Shinji Inoue (M’06) was born in Japan, on April 6, 1978. He received the B.S.E., M.S., and Ph.D. degrees from Tottori University, Tottori, Japan, in 2001, 2003, and 2006, respectively. He is currently an Assistant Professor with the Faculty of Engineering, Tottori University. His research interests include software reliability engineering, quality control, and project management. Dr. Inoue is a regular member of the Institute of Electronics, Information, and Communication Engineers, the Operations Research Society of Japan, the Japanese Society for Quality Control, the Information Processing Society of Japan, and the Society of Project Management.

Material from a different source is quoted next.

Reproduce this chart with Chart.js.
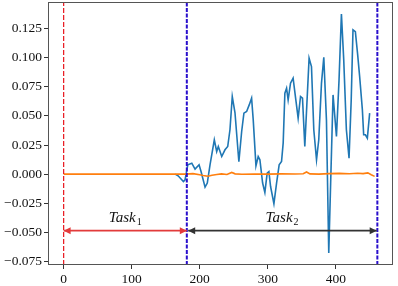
<!DOCTYPE html>
<html lang="en">
<head>
    <meta charset="UTF-8">
    <title>Task loss curves</title>
    <style>
        * { margin: 0; padding: 0; box-sizing: border-box; }
        body { background: #fff; }
        #chart-container { width: 398px; height: 286px; }
    </style>
</head>
<body>
    <div id="chart-container">
        <canvas id="taskChart"></canvas>
    </div>

    <script src="https://cdn.jsdelivr.net/npm/chart.js"></script>
    <script>
        // blue series (x, y)
        const blueX = [163.8, 168.2, 176.0, 178.4, 182.4, 188.3, 193.1, 199.0, 201.9, 207.8,
                       211.1, 215.1, 221.4, 224.9, 227.3, 232.3, 237.1, 241.1, 244.4, 247.8,
                       251.8, 257.5, 261.6, 264.9, 268.9, 272.7, 276.2, 278.6, 282.6, 285.9,
                       288.4, 292.4, 295.7, 299.1, 301.6, 304.1, 309.0, 312.9, 316.7, 320.2,
                       322.6, 325.1, 327.6, 329.9, 333.4, 337.2, 341.2, 344.6, 348.1, 351.0,
                       354.4, 360.7, 364.2, 367.6, 371.6, 374.9, 378.9, 382.3, 386.2, 389.6,
                       392.5, 395.9, 400.9, 404.7, 408.2, 411.6, 415.5, 419.4, 422.6, 425.2,
                       428.7, 432.1, 435.0, 439.0, 440.9, 443.4, 446.3, 449.7];
        const blueY = [0.0000, -0.0015, -0.0064, -0.0049, 0.0080, 0.0094, 0.0043, 0.0080, 0.0022, -0.0112,
                       -0.0077, 0.0080, 0.0295, 0.0194, 0.0237, 0.0151, 0.0209, 0.0237, 0.0381, 0.0667,
                       0.0527, 0.0106, 0.0366, 0.0524, 0.0538, 0.0595, 0.0653, 0.0466, 0.0071, 0.0151,
                       0.0123, -0.0077, -0.0158, 0.0009, 0.0022, -0.0107, -0.0255, -0.0077, 0.0080, 0.0108,
                       0.0266, 0.0696, 0.0739, 0.0638, 0.0782, 0.0825, 0.0638, 0.0481, 0.0667, 0.0653,
                       0.0237, 0.0996, 0.0924, 0.0381, 0.0123, 0.0295, 0.0782, 0.1005, 0.0466, -0.0679,
                       -0.0049, 0.0681, 0.0323, 0.0810, 0.1377, 0.0982, 0.0381, 0.0137, 0.0638, 0.1240,
                       0.1225, 0.1025, 0.0838, 0.0552, 0.0338, 0.0338, 0.0309, 0.0524];

        // orange series
        const orangeX = [0, 180, 190, 200, 205, 212, 218, 225, 232, 240, 247, 252, 262, 280, 300,
                         320, 340, 352, 357, 362, 375, 390, 405, 420, 432, 440, 447, 452, 457];
        const orangeY = [0, 0, 0.0004, -0.0006, -0.0012, -0.0018, -0.0010, -0.0004, 0.0002, -0.0003,
                         0.0014, 0.0002, -0.0002, 0.0001, 0.0000, 0.0002, 0.0001, 0.0003, 0.0018, 0.0002,
                         0.0000, 0.0004, 0.0006, 0.0003, 0.0007, 0.0004, 0.0010, -0.0006, -0.0020];

        const xTicks = [0, 100, 200, 300, 400];
        const yTicks = [-0.075, -0.05, -0.025, 0, 0.025, 0.05, 0.075, 0.1, 0.125];
        const xRange = [-23, 484];
        const yRange = [-0.0782, 0.148];

        const taskBounds = [0, 181, 461];
        const taskLabels = ['1', '2'];
        const arrowY = -0.0487;
        const labelY = -0.0377;

        function fmtY(v) {
            if (Math.abs(v) < 1e-9) return '0.000';
            return (v < 0 ? '\u2212' : '') + Math.abs(v).toFixed(3);
        }

        function pts(xs, ys) {
            return xs.map((x, i) => ({ x: x, y: ys[i] }));
        }

        function vline(x, color, dash, width) {
            return {
                data: [{ x: x, y: yRange[0] }, { x: x, y: yRange[1] }],
                borderColor: color, borderDash: dash, borderWidth: width,
                pointRadius: 0, order: 2
            };
        }

        function arrow(x0, x1, color) {
            return {
                data: [{ x: x0, y: arrowY }, { x: x1, y: arrowY }],
                borderColor: color, borderWidth: 1.8,
                pointRadius: 0, order: 1, isArrow: true
            };
        }

        // frame, arrow heads and task labels
        const decorPlugin = {
            id: 'decor',
            afterDatasetsDraw(chart) {
                const { ctx, chartArea: a, scales: { x, y } } = chart;
                ctx.save();
                chart.data.datasets.forEach(ds => {
                    if (!ds.isArrow) return;
                    const py = y.getPixelForValue(ds.data[0].y);
                    const xa = x.getPixelForValue(ds.data[0].x);
                    const xb = x.getPixelForValue(ds.data[1].x);
                    ctx.fillStyle = ds.borderColor;
                    [[xa, 1], [xb, -1]].forEach(([px, dir]) => {
                        ctx.beginPath();
                        ctx.moveTo(px, py);
                        ctx.lineTo(px + dir * 7, py - 3.5);
                        ctx.lineTo(px + dir * 7, py + 3.5);
                        ctx.closePath();
                        ctx.fill();
                    });
                });

                ctx.fillStyle = '#111';
                ctx.textBaseline = 'middle';
                for (let i = 0; i < taskLabels.length; i++) {
                    const cx = x.getPixelForValue((taskBounds[i] + taskBounds[i + 1]) / 2);
                    const cy = y.getPixelForValue(labelY);
                    ctx.font = 'italic 15px "Liberation Serif"';
                    const w1 = ctx.measureText('Task').width;
                    ctx.font = '10px "Liberation Serif"';
                    const w2 = ctx.measureText(taskLabels[i]).width;
                    const left = cx - (w1 + w2 + 1) / 2;
                    ctx.font = 'italic 15px "Liberation Serif"';
                    ctx.textAlign = 'left';
                    ctx.fillText('Task', left, cy);
                    ctx.font = '10px "Liberation Serif"';
                    ctx.fillText(taskLabels[i], left + w1 + 1, cy + 4);
                }

                ctx.strokeStyle = '#555';
                ctx.lineWidth = 1;
                ctx.strokeRect(a.left + 0.5, a.top + 0.5, a.right - a.left - 1, a.bottom - a.top - 1);
                ctx.restore();
            }
        };

        const tickFont = { family: '"Liberation Serif"', size: 13.5 };

        new Chart(document.getElementById('taskChart').getContext('2d'), {
            type: 'line',
            data: {
                datasets: [
                    { data: pts(blueX, blueY), borderColor: '#1f77b4', borderWidth: 1.6, pointRadius: 0, order: 5 },
                    { data: pts(orangeX, orangeY), borderColor: '#ff7f0e', borderWidth: 1.6, pointRadius: 0, order: 4 },
                    vline(taskBounds[0], '#e8141c', [5, 2], 1.2),
                    vline(taskBounds[1], '#2a0fcc', [4, 1.5], 2),
                    vline(taskBounds[2], '#2a0fcc', [4, 1.5], 2),
                    arrow(taskBounds[0], taskBounds[1], '#e23b3b'),
                    arrow(taskBounds[1] + 2, taskBounds[2] - 1, '#333333')
                ]
            },
            options: {
                responsive: true,
                maintainAspectRatio: false,
                animation: false,
                parsing: false,
                layout: { padding: { top: 2, right: 5, left: 0, bottom: 0 } },
                plugins: { legend: { display: false }, tooltip: { enabled: false } },
                scales: {
                    x: {
                        type: 'linear', min: xRange[0], max: xRange[1],
                        afterBuildTicks: axis => { axis.ticks = xTicks.map(v => ({ value: v })); },
                        afterFit: axis => { axis.height = 21; axis.paddingLeft = 0; axis.paddingRight = 0; },
                        grid: { drawOnChartArea: false, drawTicks: true, tickLength: 4, color: '#333' },
                        border: { display: false },
                        ticks: { color: '#111', font: tickFont, padding: 2, maxRotation: 0 }
                    },
                    y: {
                        type: 'linear', min: yRange[0], max: yRange[1],
                        afterBuildTicks: axis => { axis.ticks = yTicks.map(v => ({ value: v })); },
                        afterFit: axis => { axis.width = 48; axis.paddingTop = 0; axis.paddingBottom = 0; },
                        grid: { drawOnChartArea: false, drawTicks: true, tickLength: 4, color: '#333' },
                        border: { display: false },
                        ticks: { color: '#111', font: tickFont, padding: 2, callback: v => fmtY(v) }
                    }
                }
            },
            plugins: [decorPlugin]
        });
    </script>
</body>
</html>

Shigeru Yamada (M’87) was born in Japan, on July 6, 1952. He received the B.S.E., M.S., and Ph.D. degrees from Hiroshima University, Hiroshima, Japan, in 1975, 1977, and 1985, respectively. From 1977 to 1980, he worked at the Quality Assurance Department of Nippondenso Company, Japan. From 1983 to 1988, he was an Assistant Professor of the Okayama University of Science, Okayama, Japan. From 1988 to 1993, he was an Associate Professor at the Faculty of Engineering, Hiroshima University. Since 1993, he has been working as a Professor with the Faculty of Engineering, Tottori University, Tottori, Japan. He has published numerous technical papers in the areas of software reliability models, project management, reliability engineering, and quality control. He has authored several books entitled: Software Reliability: Theory and Practical Application (Soft Research Center, 1990), Introduction to Software Management Model (Kyoritsu Shuppan, 1993), Software Reliability Models: Fundamentals and Applications (JUSE, 1994), Statistical Quality Control for TQM (Corona Publishing, 1998), and Software Reliability: Model, Tool, Management (The Society of Project Management, 2004). Dr. Yamada is the recipient of the Best Author Award from the Information Processing Society of Japan in 1992, the TELECOM System Technology Award from the Telecommunications Advancement Foundation in 1993, the Best Paper Award from the Reliability Engineering Association of Japan in 1999, the International Leadership Award in Reliability Engineering Research from the ICQRIT/SRECOM in 2003, and the Best Paper Award from the Society of Project Management in 2006. He is a regular member of the Information Processing Society of Japan, the Operations Research Society of Japan, the Japan SIAM, the Reliability Engineering Association of Japan, the Japan Industrial Management Association, the Japanese Society for Quality Control, and the Society of Project Management.